**What is being asked**: Write out the entries below exactly, starting at the first line and stopping after the line that contains "width - margin.right]);"; skip all pictures.

**Available records**:
+---+
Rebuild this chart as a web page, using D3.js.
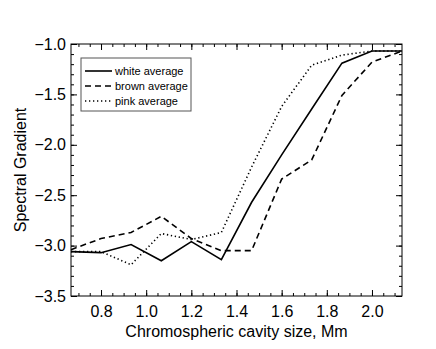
<!DOCTYPE html>
<html>
<head>
<meta charset="utf-8">
<script src="https://cdn.jsdelivr.net/npm/d3@7"></script>
<style>
  body { margin: 0; background: #fff; }
  text { font-family: "Liberation Sans", Arial, sans-serif; fill: #000; }
</style>
</head>
<body>
<div id="chart"></div>
<script>
// Data
const cavity_size = [0.667, 0.8, 0.933, 1.067, 1.2, 1.333, 1.467, 1.6, 1.733, 1.867, 2.0, 2.133];
const white_avg = [-3.06, -3.07, -2.99, -3.15, -2.96, -3.14, -2.57, -2.10, -1.645, -1.19, -1.07, -1.07];
const brown_avg = [-3.04, -2.93, -2.87, -2.71, -2.93, -3.05, -3.05, -2.34, -2.15, -1.51, -1.18, -1.07];
const pink_avg = [-3.06, -3.06, -3.19, -2.88, -2.94, -2.87, -2.22, -1.62, -1.21, -1.11, -1.07, -1.07];
const series_names = ['white average', 'brown average', 'pink average'];
const x_ticks = [0.8, 1.0, 1.2, 1.4, 1.6, 1.8, 2.0];
const y_ticks = [-1.0, -1.5, -2.0, -2.5, -3.0, -3.5];

const width = 436, height = 349;
const margin = {top: 44, right: 34, bottom: 53, left: 71};

const svg = d3.select('#chart').append('svg')
    .attr('width', width)
    .attr('height', height);

const x = d3.scaleLinear()
    .domain([0.667, 2.133])
    .range([margin.left, width - margin.right]);

const y = d3.scaleLinear()
    .domain([-3.5, -1.0])
    .range([height - margin.bottom, margin.top]);

const fmt = d => d3.format('.1f')(d).replace('-', '\u2212');

// minor ticks
const x_minor = d3.range(0.7, 2.14, 0.05).filter(v => v >= 0.667 && v <= 2.133);
const y_minor = d3.range(-3.5, -0.99, 0.1);

const axes = [
    {axis: d3.axisBottom(x), tr: [0, height - margin.bottom]},
    {axis: d3.axisTop(x), tr: [0, margin.top]},
    {axis: d3.axisLeft(y), tr: [margin.left, 0]},
    {axis: d3.axisRight(y), tr: [width - margin.right, 0]}
];

axes.forEach((a, i) => {
    const isX = i < 2;
    const minor = isX ? x_minor : y_minor;
    const major = isX ? x_ticks : y_ticks;
    const showLabels = (i === 0 || i === 2);
    // minor
    svg.append('g')
        .attr('transform', 'translate(' + a.tr + ')')
        .call(a.axis.tickValues(minor).tickSize(-3).tickFormat(''))
        .call(g => g.select('.domain').remove())
        .selectAll('line').attr('stroke', '#000').attr('stroke-width', 1);
    // major
    const g = svg.append('g')
        .attr('transform', 'translate(' + a.tr + ')')
        .call(a.axis.tickValues(major).tickSize(-6).tickPadding(isX ? 10 : 5)
            .tickFormat(showLabels ? fmt : ''));
    g.select('.domain').remove();
    g.selectAll('line').attr('stroke', '#000').attr('stroke-width', 1);
    g.selectAll('text').style('font-size', '16px')
        .style('font-family', '"Liberation Sans", Arial, sans-serif');
});

// frame
svg.append('rect')
    .attr('x', margin.left)
    .attr('y', margin.top)
    .attr('width', width - margin.left - margin.right)
    .attr('height', height - margin.top - margin.bottom)
    .attr('fill', 'none')
    .attr('stroke', '#000')
    .attr('stroke-width', 1);

// lines
const series = [
    {name: series_names[0], values: white_avg, dash: null},
    {name: series_names[1], values: brown_avg, dash: '6,4'},
    {name: series_names[2], values: pink_avg, dash: '1.3,2.7'}
];

const line = d3.line()
    .x((d, i) => x(cavity_size[i]))
    .y(d => y(d));

svg.append('g')
    .selectAll('path')
    .data(series)
    .join('path')
    .attr('d', d => line(d.values))
    .attr('fill', 'none')
    .attr('stroke', '#000')
    .attr('stroke-width', 1.6)
    .attr('stroke-dasharray', d => d.dash);

// legend
const legend = svg.append('g').attr('transform', 'translate(81,58)');
legend.append('rect')
    .attr('width', 110)
    .attr('height', 53)
    .attr('fill', '#fff')
    .attr('stroke', '#555')
    .attr('stroke-width', 1);

legend.selectAll('line')
    .data(series)
    .join('line')
    .attr('x1', 4)
    .attr('x2', 31)
    .attr('y1', (d, i) => 13 + 15 * i)
    .attr('y2', (d, i) => 13 + 15 * i)
    .attr('stroke', '#000')
    .attr('stroke-width', 1.6)
    .attr('stroke-dasharray', d => d.dash);

legend.selectAll('text')
    .data(series)
    .join('text')
    .attr('x', 34)
    .attr('y', (d, i) => 17 + 15 * i)
    .style('font-size', '11px')
    .text(d => d.name);

// axis titles
svg.append('text')
    .attr('x', x(1.4))
    .attr('y', 337)
    .attr('text-anchor', 'middle')
    .style('font-size', '16px')
    .text('Chromospheric cavity size, Mm');

svg.append('text')
    .attr('transform', 'translate(26,' + y(-2.25) + ') rotate(-90)')
    .attr('text-anchor', 'middle')
    .style('font-size', '16px')
    .text('Spectral Gradient');
</script>
</body>
</html>
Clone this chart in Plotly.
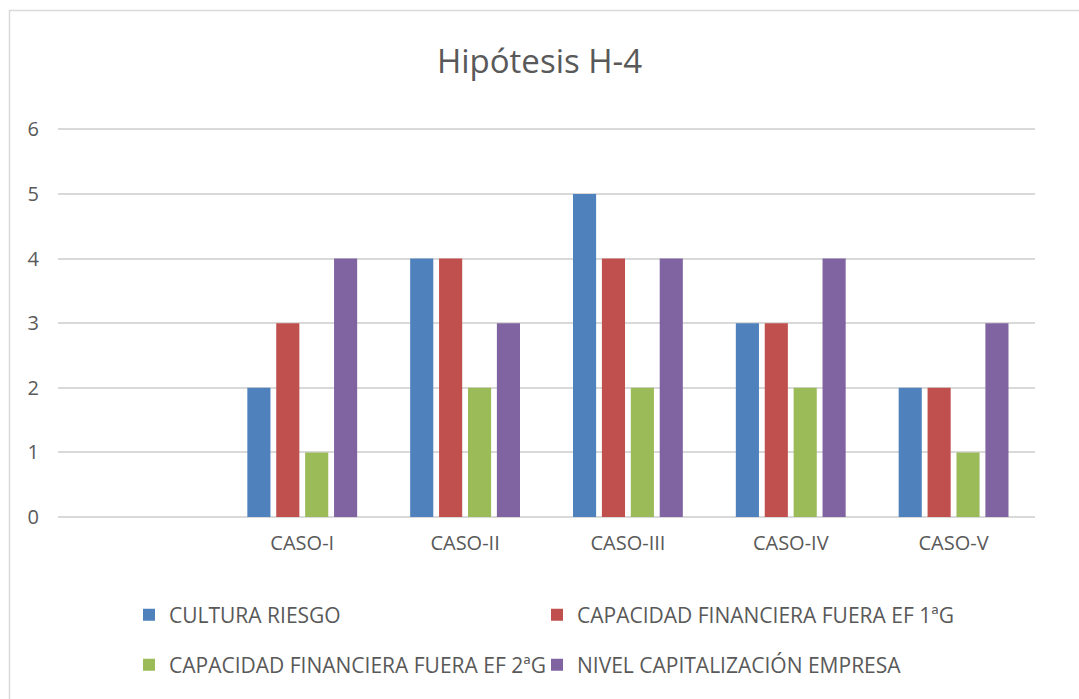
import plotly.graph_objects as go

# Categories (first slot is intentionally left blank)
categories = ["", "CASO-I", "CASO-II", "CASO-III", "CASO-IV", "CASO-V"]

cultura_riesgo = [None, 2, 4, 5, 3, 2]
cap_fin_1g = [None, 3, 4, 4, 3, 2]
cap_fin_2g = [None, 1, 2, 2, 2, 1]
nivel_capitalizacion = [None, 4, 3, 4, 4, 3]

series_names = [
    "CULTURA RIESGO",
    "CAPACIDAD FINANCIERA FUERA EF 1ªG",
    "CAPACIDAD FINANCIERA FUERA EF 2ªG",
    "NIVEL CAPITALIZACIÓN EMPRESA",
]
series_values = [cultura_riesgo, cap_fin_1g, cap_fin_2g, nivel_capitalizacion]
series_colors = ["#4F81BD", "#C0504D", "#9BBB59", "#8064A2"]

# each legend entry gets its own legend box laid out on a 2x2 grid (x px, y px)
legend_ids = ["legend", "legend2", "legend3", "legend4"]
legend_slots = [(129, 615), (537, 615), (129, 665), (537, 665)]

positions = list(range(len(categories)))

fig = go.Figure()
for name, values, color, leg in zip(series_names, series_values, series_colors, legend_ids):
    fig.add_trace(go.Bar(
        x=positions, y=values, name=name, legend=leg,
        marker=dict(color=color, line=dict(width=0)),
    ))

W, H = 1079, 699
ml, mr, mt, mb = 58, 44, 128, 182
pw, ph = W - ml - mr, H - mt - mb
y_top = 6.02

def px_to_paper_x(px):
    return (px - ml) / pw

def px_to_paper_y(py):
    return (H - mb - py) / ph

font_family = "Open Sans, Noto Sans, sans-serif"
text_color = "#595959"

legend_common = dict(
    orientation="h", xanchor="left", yanchor="middle",
    font=dict(size=21, color=text_color, family=font_family),
    itemwidth=30, bgcolor="rgba(0,0,0,0)",
)

legend_layout = {
    leg: dict(legend_common, x=px_to_paper_x(lx), y=px_to_paper_y(ly))
    for leg, (lx, ly) in zip(legend_ids, legend_slots)
}

fig.update_layout(
    width=W, height=H,
    margin=dict(l=ml, r=mr, t=mt, b=mb),
    paper_bgcolor="white", plot_bgcolor="white",
    barmode="group", bargap=0.29, bargroupgap=0.2,
    font=dict(family=font_family, color=text_color, size=20),
    title=dict(text="Hipótesis H-4", x=0.5, xanchor="center",
               y=1 - 61 / H, yanchor="middle",
               font=dict(size=33, color=text_color, family=font_family)),
    xaxis=dict(
        range=[-0.5, len(categories) - 0.5],
        tickmode="array", tickvals=positions, ticktext=categories,
        showgrid=False, zeroline=False, showline=False,
        ticks="", ticklabelstandoff=12,
        tickfont=dict(size=20, color=text_color),
    ),
    yaxis=dict(
        range=[0, y_top], dtick=1, tick0=0,
        showgrid=True, gridcolor="#D9D9D9", gridwidth=1.5,
        zeroline=True, zerolinecolor="#D9D9D9", zerolinewidth=1.5,
        showline=False, ticks="", ticklabelstandoff=18,
        tickfont=dict(size=20, color=text_color),
    ),
    showlegend=True,
    shapes=[dict(
        type="rect", xref="paper", yref="paper",
        x0=px_to_paper_x(9.5), x1=px_to_paper_x(1090),
        y0=px_to_paper_y(710), y1=px_to_paper_y(10.5),
        line=dict(color="#D9D9D9", width=1.5), fillcolor="rgba(0,0,0,0)",
        layer="below",
    )],
    **legend_layout,
)

fig.write_html("out.html")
+---+
**The output**:
Rebuild this chart as a web page, using D3.js.
<!DOCTYPE html>
<html>
<head>
<meta charset="utf-8">
<script src="https://cdn.jsdelivr.net/npm/d3@7"></script>
<style>
  body { margin: 0; background: #fff; }
  text { font-family: "Liberation Sans", Arial, sans-serif; fill: #000; }
</style>
</head>
<body>
<div id="chart"></div>
<script>
// Data
const cavity_size = [0.667, 0.8, 0.933, 1.067, 1.2, 1.333, 1.467, 1.6, 1.733, 1.867, 2.0, 2.133];
const white_avg = [-3.06, -3.07, -2.99, -3.15, -2.96, -3.14, -2.57, -2.10, -1.645, -1.19, -1.07, -1.07];
const brown_avg = [-3.04, -2.93, -2.87, -2.71, -2.93, -3.05, -3.05, -2.34, -2.15, -1.51, -1.18, -1.07];
const pink_avg = [-3.06, -3.06, -3.19, -2.88, -2.94, -2.87, -2.22, -1.62, -1.21, -1.11, -1.07, -1.07];
const series_names = ['white average', 'brown average', 'pink average'];
const x_ticks = [0.8, 1.0, 1.2, 1.4, 1.6, 1.8, 2.0];
const y_ticks = [-1.0, -1.5, -2.0, -2.5, -3.0, -3.5];

const width = 436, height = 349;
const margin = {top: 44, right: 34, bottom: 53, left: 71};

const svg = d3.select('#chart').append('svg')
    .attr('width', width)
    .attr('height', height);

const x = d3.scaleLinear()
    .domain([0.667, 2.133])
    .range([margin.left, width - margin.right]);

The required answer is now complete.